• [AIM OF THE TASK] Without including any images, repeat the data exactly.

-- start RECORDED DATA --

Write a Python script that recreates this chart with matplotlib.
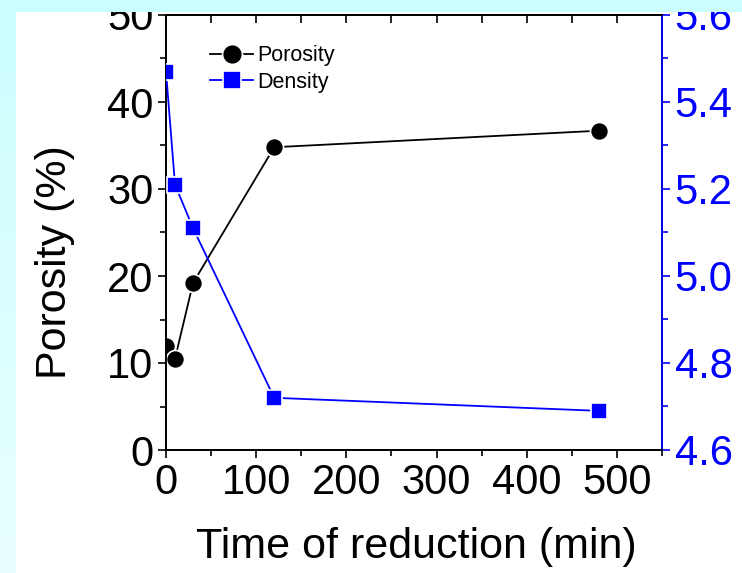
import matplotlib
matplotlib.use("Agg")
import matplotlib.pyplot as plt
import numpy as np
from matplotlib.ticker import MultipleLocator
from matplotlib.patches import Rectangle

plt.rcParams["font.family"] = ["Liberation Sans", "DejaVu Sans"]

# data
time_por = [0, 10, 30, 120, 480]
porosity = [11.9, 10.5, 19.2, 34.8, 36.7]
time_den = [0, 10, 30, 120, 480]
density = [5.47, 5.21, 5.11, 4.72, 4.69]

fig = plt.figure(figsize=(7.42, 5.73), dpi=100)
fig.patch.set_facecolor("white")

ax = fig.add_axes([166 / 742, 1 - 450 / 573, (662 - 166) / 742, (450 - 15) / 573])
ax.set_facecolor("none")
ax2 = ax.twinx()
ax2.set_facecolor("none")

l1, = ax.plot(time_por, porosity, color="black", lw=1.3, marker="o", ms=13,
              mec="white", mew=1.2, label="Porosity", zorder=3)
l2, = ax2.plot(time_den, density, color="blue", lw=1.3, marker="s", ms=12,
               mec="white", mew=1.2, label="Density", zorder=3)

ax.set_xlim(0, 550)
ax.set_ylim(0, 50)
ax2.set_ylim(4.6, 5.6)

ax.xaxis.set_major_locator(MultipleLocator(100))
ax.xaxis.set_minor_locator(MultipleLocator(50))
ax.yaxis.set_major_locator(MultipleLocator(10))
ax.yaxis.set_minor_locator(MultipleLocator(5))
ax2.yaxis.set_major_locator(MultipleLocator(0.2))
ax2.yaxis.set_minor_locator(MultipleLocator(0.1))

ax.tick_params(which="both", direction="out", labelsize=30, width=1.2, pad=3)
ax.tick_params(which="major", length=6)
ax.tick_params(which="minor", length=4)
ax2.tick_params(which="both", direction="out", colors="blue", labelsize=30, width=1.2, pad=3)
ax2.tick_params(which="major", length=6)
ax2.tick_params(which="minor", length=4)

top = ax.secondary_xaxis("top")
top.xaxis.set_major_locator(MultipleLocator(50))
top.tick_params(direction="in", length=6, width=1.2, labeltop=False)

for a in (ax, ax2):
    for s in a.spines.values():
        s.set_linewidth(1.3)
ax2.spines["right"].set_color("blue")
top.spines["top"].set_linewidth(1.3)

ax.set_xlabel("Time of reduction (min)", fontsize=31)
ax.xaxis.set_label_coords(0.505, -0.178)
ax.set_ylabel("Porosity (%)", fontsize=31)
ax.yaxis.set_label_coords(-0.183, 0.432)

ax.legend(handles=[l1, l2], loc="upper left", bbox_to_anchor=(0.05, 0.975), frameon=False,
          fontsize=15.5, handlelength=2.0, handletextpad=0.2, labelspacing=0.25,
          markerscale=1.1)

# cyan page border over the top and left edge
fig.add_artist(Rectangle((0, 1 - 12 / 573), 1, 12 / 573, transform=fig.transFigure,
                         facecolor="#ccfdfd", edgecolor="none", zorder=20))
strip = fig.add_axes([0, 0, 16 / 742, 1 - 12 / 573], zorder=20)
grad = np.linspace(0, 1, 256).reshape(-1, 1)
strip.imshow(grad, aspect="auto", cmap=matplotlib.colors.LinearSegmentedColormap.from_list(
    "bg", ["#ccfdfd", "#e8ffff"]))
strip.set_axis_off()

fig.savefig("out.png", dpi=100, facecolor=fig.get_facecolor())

-- end RECORDED DATA --

• [SOLUTION BELOW]
Write a Python script that recreates this chart with matplotlib.
import matplotlib
matplotlib.use("Agg")
import matplotlib.pyplot as plt
import numpy as np
from matplotlib.ticker import MultipleLocator
from matplotlib.patches import Rectangle

plt.rcParams["font.family"] = ["Liberation Sans", "DejaVu Sans"]

# data
time_por = [0, 10, 30, 120, 480]
porosity = [11.9, 10.5, 19.2, 34.8, 36.7]
time_den = [0, 10, 30, 120, 480]
density = [5.47, 5.21, 5.11, 4.72, 4.69]

fig = plt.figure(figsize=(7.42, 5.73), dpi=100)
fig.patch.set_facecolor("white")

ax = fig.add_axes([166 / 742, 1 - 450 / 573, (662 - 166) / 742, (450 - 15) / 573])
ax.set_facecolor("none")
ax2 = ax.twinx()
ax2.set_facecolor("none")

l1, = ax.plot(time_por, porosity, color="black", lw=1.3, marker="o", ms=13,
              mec="white", mew=1.2, label="Porosity", zorder=3)
l2, = ax2.plot(time_den, density, color="blue", lw=1.3, marker="s", ms=12,
               mec="white", mew=1.2, label="Density", zorder=3)

ax.set_xlim(0, 550)
ax.set_ylim(0, 50)
ax2.set_ylim(4.6, 5.6)

ax.xaxis.set_major_locator(MultipleLocator(100))
ax.xaxis.set_minor_locator(MultipleLocator(50))
ax.yaxis.set_major_locator(MultipleLocator(10))
ax.yaxis.set_minor_locator(MultipleLocator(5))
ax2.yaxis.set_major_locator(MultipleLocator(0.2))
ax2.yaxis.set_minor_locator(MultipleLocator(0.1))

ax.tick_params(which="both", direction="out", labelsize=30, width=1.2, pad=3)
ax.tick_params(which="major", length=6)
ax.tick_params(which="minor", length=4)
ax2.tick_params(which="both", direction="out", colors="blue", labelsize=30, width=1.2, pad=3)
ax2.tick_params(which="major", length=6)
ax2.tick_params(which="minor", length=4)

top = ax.secondary_xaxis("top")
top.xaxis.set_major_locator(MultipleLocator(50))
top.tick_params(direction="in", length=6, width=1.2, labeltop=False)

for a in (ax, ax2):
    for s in a.spines.values():
        s.set_linewidth(1.3)
ax2.spines["right"].set_color("blue")
top.spines["top"].set_linewidth(1.3)

ax.set_xlabel("Time of reduction (min)", fontsize=31)
ax.xaxis.set_label_coords(0.505, -0.178)
ax.set_ylabel("Porosity (%)", fontsize=31)
ax.yaxis.set_label_coords(-0.183, 0.432)

ax.legend(handles=[l1, l2], loc="upper left", bbox_to_anchor=(0.05, 0.975), frameon=False,
          fontsize=15.5, handlelength=2.0, handletextpad=0.2, labelspacing=0.25,
          markerscale=1.1)

# cyan page border over the top and left edge
fig.add_artist(Rectangle((0, 1 - 12 / 573), 1, 12 / 573, transform=fig.transFigure,
                         facecolor="#ccfdfd", edgecolor="none", zorder=20))
strip = fig.add_axes([0, 0, 16 / 742, 1 - 12 / 573], zorder=20)
grad = np.linspace(0, 1, 256).reshape(-1, 1)
strip.imshow(grad, aspect="auto", cmap=matplotlib.colors.LinearSegmentedColormap.from_list(
    "bg", ["#ccfdfd", "#e8ffff"]))
strip.set_axis_off()

fig.savefig("out.png", dpi=100, facecolor=fig.get_facecolor())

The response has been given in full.